The European Union is a confident climate leader. We have ambitious legislation in place. We are reducing our emissions considerably, expanding on renewables and saving energy. And we are getting ready for the next step: a climate and energy framework for 2030.

Climate action can be a tremendous opportunity to modernise our economies, create jobs and growth, and invest in the dynamic industries of the future.

Finding global solutions to the climate challenge is a shared responsibility. They can only be reached on the basis of leadership from all the world's major economies. President Obama's announcement will help give the world confidence that it's possible to win this fight, if we fight it together."
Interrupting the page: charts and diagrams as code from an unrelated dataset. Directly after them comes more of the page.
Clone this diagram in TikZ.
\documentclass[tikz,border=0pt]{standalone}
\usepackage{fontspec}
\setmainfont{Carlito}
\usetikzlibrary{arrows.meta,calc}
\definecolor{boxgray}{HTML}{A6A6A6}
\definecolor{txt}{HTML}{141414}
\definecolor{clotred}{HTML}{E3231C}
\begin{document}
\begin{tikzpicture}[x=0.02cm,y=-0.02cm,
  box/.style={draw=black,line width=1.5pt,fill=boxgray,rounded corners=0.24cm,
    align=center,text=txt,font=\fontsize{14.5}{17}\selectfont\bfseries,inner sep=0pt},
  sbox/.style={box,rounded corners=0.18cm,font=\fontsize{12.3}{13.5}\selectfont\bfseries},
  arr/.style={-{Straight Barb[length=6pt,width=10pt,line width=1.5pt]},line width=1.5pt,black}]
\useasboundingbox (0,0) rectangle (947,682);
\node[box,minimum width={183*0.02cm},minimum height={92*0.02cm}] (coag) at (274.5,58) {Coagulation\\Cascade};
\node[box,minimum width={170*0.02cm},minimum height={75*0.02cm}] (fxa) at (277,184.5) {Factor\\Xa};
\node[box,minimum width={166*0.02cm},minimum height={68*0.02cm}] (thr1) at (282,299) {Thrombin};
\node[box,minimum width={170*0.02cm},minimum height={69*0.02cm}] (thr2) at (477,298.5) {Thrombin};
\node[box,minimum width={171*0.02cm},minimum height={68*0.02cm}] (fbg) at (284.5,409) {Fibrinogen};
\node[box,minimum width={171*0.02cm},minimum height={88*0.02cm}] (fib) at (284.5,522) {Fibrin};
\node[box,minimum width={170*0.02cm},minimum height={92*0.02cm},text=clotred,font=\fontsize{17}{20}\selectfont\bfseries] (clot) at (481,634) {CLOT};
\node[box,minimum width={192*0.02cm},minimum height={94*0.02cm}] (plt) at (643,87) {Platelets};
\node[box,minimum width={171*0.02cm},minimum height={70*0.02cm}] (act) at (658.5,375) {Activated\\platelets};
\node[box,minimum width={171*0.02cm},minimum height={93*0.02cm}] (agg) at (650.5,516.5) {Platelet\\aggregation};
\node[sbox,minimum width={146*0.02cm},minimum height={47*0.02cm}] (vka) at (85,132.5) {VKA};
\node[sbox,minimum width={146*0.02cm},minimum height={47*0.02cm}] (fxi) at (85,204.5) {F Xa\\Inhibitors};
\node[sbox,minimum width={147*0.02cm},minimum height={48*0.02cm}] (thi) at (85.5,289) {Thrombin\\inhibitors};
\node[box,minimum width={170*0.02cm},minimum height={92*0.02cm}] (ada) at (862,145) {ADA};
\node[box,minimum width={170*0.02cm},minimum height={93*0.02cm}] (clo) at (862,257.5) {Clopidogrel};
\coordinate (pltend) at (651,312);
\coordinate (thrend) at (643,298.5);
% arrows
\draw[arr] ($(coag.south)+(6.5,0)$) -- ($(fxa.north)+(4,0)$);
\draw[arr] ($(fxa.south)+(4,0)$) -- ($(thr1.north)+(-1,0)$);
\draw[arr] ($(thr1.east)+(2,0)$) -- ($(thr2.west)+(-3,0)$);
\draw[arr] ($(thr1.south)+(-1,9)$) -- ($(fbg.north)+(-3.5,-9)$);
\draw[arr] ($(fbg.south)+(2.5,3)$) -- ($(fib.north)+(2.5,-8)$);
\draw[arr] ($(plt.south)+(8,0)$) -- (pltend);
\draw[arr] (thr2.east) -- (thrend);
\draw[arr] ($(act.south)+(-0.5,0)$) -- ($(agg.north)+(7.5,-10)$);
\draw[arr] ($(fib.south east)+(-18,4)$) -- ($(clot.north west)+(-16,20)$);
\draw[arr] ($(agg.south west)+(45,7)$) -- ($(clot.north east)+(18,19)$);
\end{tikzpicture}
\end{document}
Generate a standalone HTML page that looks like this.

Climate Action Commissioner Connie Hedegaard said:

''I am of course glad to see that the United States is finally moving on climate. After a number of important speeches from President Obama and Secretary Kerry, Europe has been eagerly waiting for the US to set out concrete steps. So this plan is a most welcomed step forward and, if implemented, it can put the US on a path towards a low carbon future.

Internationally, the White House plan contains a number of good intentions which have now to be translated into more concrete action. The first opportunity will be for the US to support an ambitious deal this September in ICAO on a global solution to limit international aviation emissions. And by 2015, a robust US commitment to reduce its domestic emissions over the longer term as part of a binding climate treaty.

Europe will continue working to get all our partners on board for the ambitious action our planet demands. But we need all the world's major economies to play ball. And this announcement from Washington, and growing signs of domestic action in China and elsewhere, are positive signals that the world is finally moving on climate. Slowly, but moving. This is of course encouraging news as Europe embarks in the design of our climate and energy policies for 2030''.